**Exercise brief**
Only the span from the line containing "Reproduce this chart with Plotly." down to the line containing "energy = list(range(450, 701, 2))" is to be printed, exactly and inclusively, with pictures omitted.

**Given entries**
-=-=-=-=-

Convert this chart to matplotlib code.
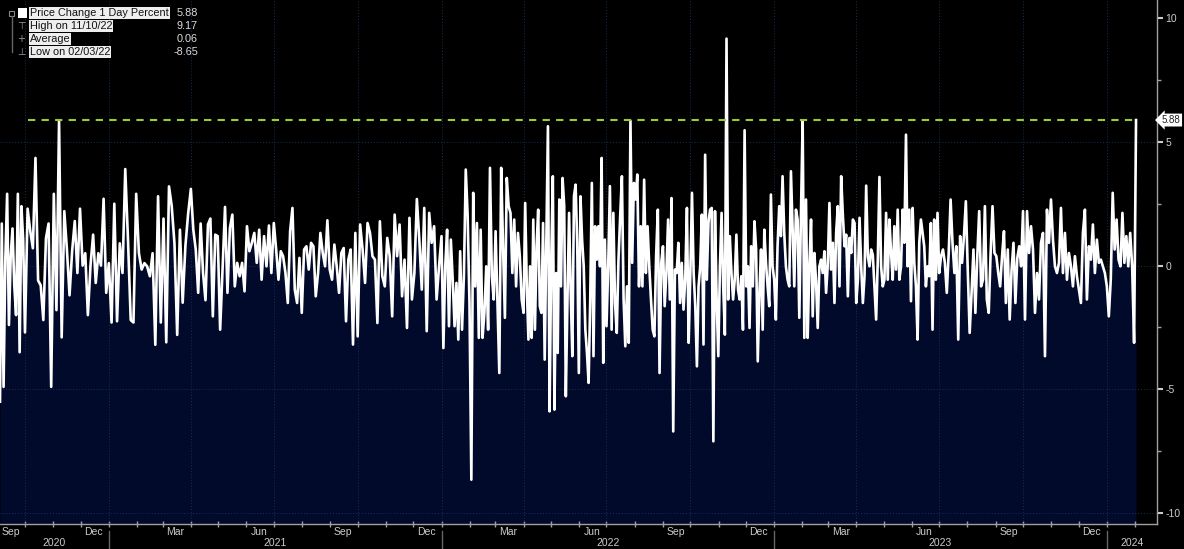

-=-=-=-=-

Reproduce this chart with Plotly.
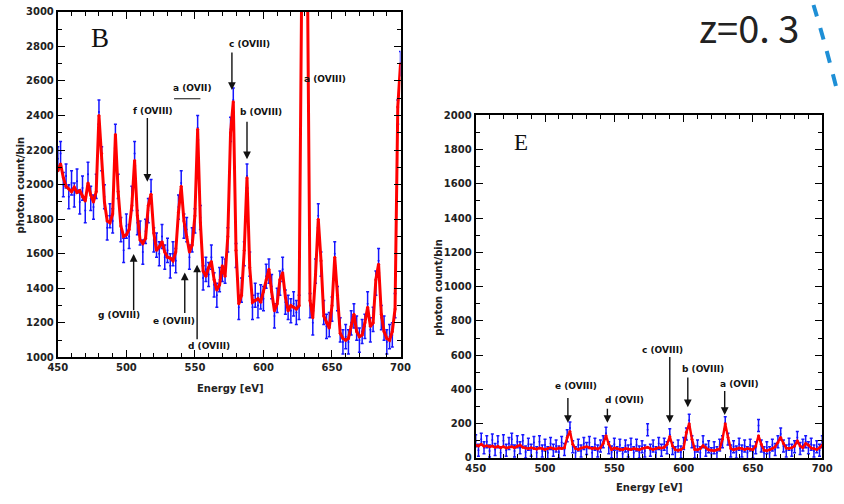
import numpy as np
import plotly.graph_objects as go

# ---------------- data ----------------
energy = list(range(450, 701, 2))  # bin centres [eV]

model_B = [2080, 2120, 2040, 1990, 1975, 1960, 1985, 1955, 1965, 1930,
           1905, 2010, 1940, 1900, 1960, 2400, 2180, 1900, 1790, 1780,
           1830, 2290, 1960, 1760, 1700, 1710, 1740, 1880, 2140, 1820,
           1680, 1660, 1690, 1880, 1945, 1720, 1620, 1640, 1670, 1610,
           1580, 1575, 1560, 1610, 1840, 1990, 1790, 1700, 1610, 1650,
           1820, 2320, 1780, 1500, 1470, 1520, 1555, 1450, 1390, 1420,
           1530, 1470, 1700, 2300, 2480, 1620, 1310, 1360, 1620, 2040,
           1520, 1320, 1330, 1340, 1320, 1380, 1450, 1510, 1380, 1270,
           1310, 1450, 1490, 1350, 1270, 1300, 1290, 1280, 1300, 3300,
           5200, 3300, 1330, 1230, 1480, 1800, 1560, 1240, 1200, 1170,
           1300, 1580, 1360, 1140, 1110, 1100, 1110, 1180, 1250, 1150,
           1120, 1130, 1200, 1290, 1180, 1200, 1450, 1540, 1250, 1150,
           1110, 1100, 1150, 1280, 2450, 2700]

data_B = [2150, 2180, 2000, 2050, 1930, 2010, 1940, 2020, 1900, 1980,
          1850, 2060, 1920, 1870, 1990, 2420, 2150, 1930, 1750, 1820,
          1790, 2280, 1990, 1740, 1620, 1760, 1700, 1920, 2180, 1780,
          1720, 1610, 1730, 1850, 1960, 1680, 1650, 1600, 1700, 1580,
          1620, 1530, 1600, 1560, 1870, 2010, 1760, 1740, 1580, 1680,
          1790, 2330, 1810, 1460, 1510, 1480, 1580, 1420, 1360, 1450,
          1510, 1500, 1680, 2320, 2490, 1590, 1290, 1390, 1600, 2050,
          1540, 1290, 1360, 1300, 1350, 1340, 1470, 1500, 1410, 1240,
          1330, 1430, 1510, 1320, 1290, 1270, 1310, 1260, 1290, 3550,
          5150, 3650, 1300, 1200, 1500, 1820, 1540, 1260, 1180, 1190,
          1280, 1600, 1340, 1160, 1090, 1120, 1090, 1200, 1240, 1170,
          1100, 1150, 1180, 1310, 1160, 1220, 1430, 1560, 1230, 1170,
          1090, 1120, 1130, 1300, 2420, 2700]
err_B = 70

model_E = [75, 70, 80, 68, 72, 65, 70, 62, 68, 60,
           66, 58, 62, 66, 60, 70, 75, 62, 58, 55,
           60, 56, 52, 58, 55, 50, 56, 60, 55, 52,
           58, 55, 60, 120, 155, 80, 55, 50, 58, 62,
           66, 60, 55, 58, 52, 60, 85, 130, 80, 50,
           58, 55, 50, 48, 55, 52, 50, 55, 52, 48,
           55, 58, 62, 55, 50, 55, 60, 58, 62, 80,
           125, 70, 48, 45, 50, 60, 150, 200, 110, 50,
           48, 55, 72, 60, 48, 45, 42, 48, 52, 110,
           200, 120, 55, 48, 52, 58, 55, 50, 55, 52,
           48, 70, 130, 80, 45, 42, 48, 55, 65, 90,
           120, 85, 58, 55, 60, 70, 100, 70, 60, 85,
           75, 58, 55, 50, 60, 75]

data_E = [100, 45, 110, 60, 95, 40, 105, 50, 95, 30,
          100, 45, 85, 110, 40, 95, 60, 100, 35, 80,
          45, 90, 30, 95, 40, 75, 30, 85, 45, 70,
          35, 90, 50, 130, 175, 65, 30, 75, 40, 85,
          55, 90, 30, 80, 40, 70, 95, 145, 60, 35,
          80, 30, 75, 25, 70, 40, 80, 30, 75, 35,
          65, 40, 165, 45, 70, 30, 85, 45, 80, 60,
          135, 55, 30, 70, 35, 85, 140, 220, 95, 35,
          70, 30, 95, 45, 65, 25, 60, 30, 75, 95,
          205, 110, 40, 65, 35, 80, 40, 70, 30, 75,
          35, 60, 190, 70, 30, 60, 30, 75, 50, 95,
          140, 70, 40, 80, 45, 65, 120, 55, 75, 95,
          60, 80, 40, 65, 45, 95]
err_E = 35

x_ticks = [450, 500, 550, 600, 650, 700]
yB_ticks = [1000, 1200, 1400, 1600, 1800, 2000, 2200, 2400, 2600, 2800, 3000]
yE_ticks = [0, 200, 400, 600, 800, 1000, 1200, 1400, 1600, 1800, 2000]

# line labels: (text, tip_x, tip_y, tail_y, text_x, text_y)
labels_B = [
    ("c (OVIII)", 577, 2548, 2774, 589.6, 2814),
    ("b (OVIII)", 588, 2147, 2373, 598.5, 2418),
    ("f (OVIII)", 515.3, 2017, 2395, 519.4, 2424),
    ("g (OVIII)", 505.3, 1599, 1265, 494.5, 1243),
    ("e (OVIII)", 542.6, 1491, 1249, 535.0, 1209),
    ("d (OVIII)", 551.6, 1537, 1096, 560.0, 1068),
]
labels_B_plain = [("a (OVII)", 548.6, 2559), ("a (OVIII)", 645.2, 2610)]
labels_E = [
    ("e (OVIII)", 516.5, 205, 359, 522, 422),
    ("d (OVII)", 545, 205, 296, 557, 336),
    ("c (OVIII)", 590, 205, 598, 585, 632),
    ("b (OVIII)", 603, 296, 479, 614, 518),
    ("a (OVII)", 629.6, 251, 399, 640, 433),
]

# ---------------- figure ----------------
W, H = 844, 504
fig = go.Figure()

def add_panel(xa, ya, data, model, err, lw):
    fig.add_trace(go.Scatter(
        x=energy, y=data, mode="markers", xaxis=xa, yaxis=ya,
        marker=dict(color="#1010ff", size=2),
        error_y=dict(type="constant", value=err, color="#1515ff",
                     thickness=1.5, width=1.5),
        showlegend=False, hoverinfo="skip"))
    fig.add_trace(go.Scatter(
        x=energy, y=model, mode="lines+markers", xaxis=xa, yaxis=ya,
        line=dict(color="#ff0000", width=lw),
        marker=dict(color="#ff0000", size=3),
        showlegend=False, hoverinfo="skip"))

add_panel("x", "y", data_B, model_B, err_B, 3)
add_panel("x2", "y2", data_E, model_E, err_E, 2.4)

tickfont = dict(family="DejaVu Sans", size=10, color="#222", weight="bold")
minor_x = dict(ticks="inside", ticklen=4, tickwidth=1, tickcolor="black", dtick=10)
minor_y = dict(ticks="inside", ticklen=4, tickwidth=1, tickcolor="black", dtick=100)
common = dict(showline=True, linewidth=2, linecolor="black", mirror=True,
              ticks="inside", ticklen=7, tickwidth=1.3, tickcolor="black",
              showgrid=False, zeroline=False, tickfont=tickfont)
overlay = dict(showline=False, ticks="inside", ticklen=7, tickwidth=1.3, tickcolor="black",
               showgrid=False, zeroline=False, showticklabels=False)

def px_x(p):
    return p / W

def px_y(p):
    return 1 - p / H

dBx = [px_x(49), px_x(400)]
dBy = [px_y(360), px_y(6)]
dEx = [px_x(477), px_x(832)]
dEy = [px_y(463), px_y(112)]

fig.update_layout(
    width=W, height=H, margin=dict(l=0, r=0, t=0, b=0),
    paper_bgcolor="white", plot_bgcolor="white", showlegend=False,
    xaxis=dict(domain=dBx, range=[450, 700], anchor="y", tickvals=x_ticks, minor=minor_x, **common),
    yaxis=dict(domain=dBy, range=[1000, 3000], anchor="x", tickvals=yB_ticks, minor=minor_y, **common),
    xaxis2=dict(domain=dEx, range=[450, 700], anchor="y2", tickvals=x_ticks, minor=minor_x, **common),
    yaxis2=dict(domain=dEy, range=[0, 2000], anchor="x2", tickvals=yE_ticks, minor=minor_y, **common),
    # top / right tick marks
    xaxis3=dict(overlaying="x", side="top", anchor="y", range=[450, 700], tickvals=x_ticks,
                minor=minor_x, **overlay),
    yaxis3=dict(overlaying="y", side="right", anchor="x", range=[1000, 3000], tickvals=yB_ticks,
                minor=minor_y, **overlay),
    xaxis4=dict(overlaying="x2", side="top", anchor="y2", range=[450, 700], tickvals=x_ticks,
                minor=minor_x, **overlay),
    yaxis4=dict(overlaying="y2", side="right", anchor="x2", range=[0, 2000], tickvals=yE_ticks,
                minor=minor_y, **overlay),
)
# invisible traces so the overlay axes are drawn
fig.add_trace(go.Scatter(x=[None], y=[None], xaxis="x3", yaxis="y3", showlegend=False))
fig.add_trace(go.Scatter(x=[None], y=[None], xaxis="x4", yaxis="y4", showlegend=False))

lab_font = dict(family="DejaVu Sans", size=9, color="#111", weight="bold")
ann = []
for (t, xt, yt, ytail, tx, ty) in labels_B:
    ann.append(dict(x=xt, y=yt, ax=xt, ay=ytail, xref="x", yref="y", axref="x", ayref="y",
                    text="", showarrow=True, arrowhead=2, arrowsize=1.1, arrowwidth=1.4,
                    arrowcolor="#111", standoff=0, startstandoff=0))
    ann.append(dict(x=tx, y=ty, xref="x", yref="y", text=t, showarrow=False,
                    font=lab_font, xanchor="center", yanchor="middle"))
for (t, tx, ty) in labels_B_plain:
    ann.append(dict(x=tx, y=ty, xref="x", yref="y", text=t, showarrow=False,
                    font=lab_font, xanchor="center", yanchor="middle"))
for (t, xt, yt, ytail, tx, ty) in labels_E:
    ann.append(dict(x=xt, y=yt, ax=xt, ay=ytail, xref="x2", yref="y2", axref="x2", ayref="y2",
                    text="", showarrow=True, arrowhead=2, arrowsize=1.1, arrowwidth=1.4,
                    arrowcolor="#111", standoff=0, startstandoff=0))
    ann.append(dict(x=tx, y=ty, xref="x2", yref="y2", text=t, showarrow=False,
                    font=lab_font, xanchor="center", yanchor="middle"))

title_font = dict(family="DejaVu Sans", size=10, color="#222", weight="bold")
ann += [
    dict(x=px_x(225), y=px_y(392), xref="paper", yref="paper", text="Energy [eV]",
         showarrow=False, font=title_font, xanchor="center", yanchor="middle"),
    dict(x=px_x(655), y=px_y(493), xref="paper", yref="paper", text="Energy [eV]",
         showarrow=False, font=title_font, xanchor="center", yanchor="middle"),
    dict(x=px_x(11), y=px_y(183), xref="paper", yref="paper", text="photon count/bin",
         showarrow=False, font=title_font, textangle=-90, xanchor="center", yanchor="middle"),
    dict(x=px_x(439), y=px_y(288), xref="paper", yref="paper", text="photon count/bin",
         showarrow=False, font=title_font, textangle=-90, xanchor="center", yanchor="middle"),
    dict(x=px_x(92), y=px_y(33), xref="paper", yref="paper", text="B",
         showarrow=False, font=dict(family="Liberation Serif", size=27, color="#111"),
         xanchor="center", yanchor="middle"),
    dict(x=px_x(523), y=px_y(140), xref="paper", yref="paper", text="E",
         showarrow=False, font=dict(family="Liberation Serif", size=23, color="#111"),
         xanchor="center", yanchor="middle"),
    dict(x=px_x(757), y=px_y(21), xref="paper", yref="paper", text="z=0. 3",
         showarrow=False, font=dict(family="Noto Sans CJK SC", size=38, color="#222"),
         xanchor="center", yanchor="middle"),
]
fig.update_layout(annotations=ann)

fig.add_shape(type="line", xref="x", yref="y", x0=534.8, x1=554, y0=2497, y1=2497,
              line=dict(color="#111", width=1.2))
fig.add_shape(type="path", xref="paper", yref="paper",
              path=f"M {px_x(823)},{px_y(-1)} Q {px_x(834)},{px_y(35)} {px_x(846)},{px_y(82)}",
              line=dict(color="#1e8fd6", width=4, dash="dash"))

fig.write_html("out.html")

-=-=-=-=-

**Reply**
Reproduce this chart with Plotly.
import numpy as np
import plotly.graph_objects as go

# ---------------- data ----------------
energy = list(range(450, 701, 2))  # bin centres [eV]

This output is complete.